When we feed text to a machine learning model it must be encoded as a **numeric tensor**.

In any case we will have a **vocabulary** that maps words to word IDs. 

The vocabulary is usually a by-product of preprocessing the document dataset. 

One interesting aspect of text representation is whether it is capable of capturing **word semantic**.

Examples of word semantic:

 * synonyms: strong, powerful, mighty
 * hierarchies: company, department, team
 * word classes like color: blue, red, green
 * semantic relations like country/language: France/french, Spain/spanish etc.
 
### One-hot encoding

Words are encoded as one-hot vectors:

 * Dimensionality of one-hot vector is same as number of words in the vocabulary
 * The vector contains only zeros except the index that represents the word is set to 1

Documents are the union of the vectors of the words they contain.

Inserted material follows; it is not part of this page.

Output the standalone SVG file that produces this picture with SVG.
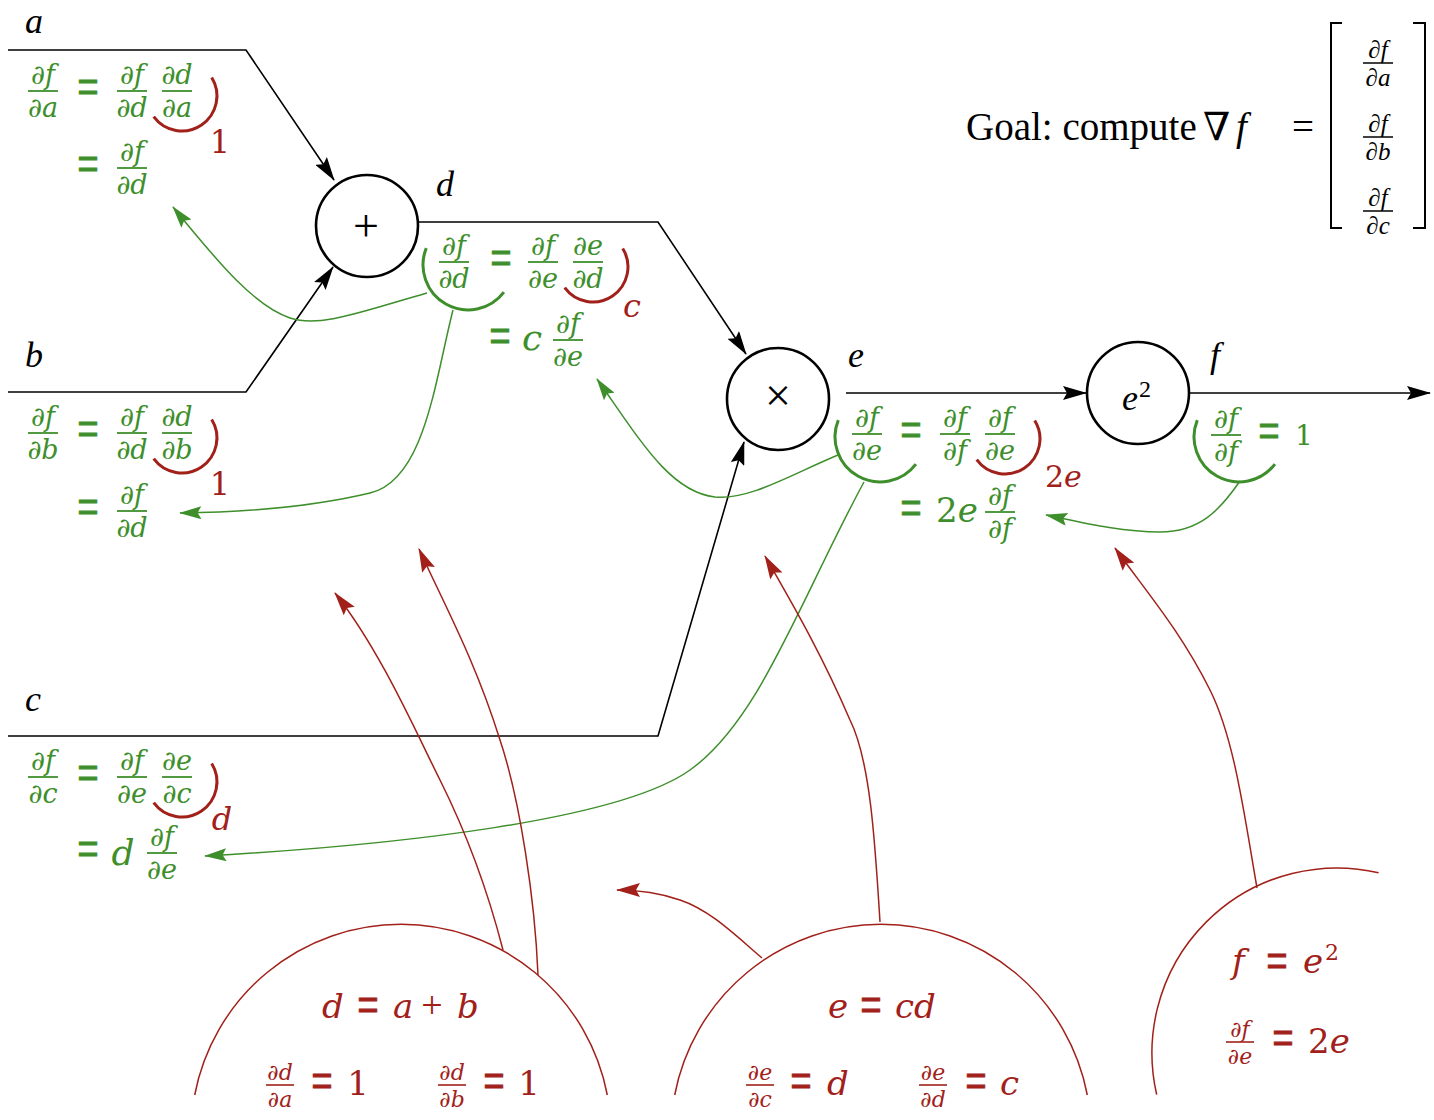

In general one-hot encoding is a poor representation:

 * one-hot vectors are sparse, little overlap between different documents
 * does not capture semantic
 * the ordering of words is lost

 
### TFIDF

[Term frequency–inverse document frequency](https://en.wikipedia.org/wiki/Tf%E2%80%93idf) (TFIDF), is a score that reflects how important a word is to a document in a collection.

The TFIDF value increases with the number of times a word appears in the document.

It decreases by the number of documents in the corpus that contain the word

TFIDF is based on the following assumptions:

 * The term appearing often in the document may be more important for identification than the term appearing rarely.
 * If a term appears in many documents, it will be probably irrelevant.

A document is represented by a vector that contains the TFIDF values for all words in the vocabulary.

TFIDF is in general a better representation as one-hot encoding but still has the same problems:

 * vectors are very large and sparse
 * TFIDF is based on frequency counts and does not capture semantic
 * word order is lost

### Word embeddings

Word embeddings represent words as fixed size vectors of 100 to 300 dimensions.

Words with similar meaning are mapped to a similar position in the vector space, e.g. they have a smaller distance to each other than words that are less similar.

Word embeddings are also able to encode other semantic relationships between words.

There are two options to represent document: 
 1. The word vectors are stored as 2D tensors. The first axis is the word position and the second axis is the embedding dimension.
 2. Average the word vectors
 
Both representations usually only work for short documents. 

### Document embeddings

Document embeddings represent whole documents as fixed size vectors of 100 to 300 dimensions.

Documents that have similar content are mapped to similar positions in the vector space.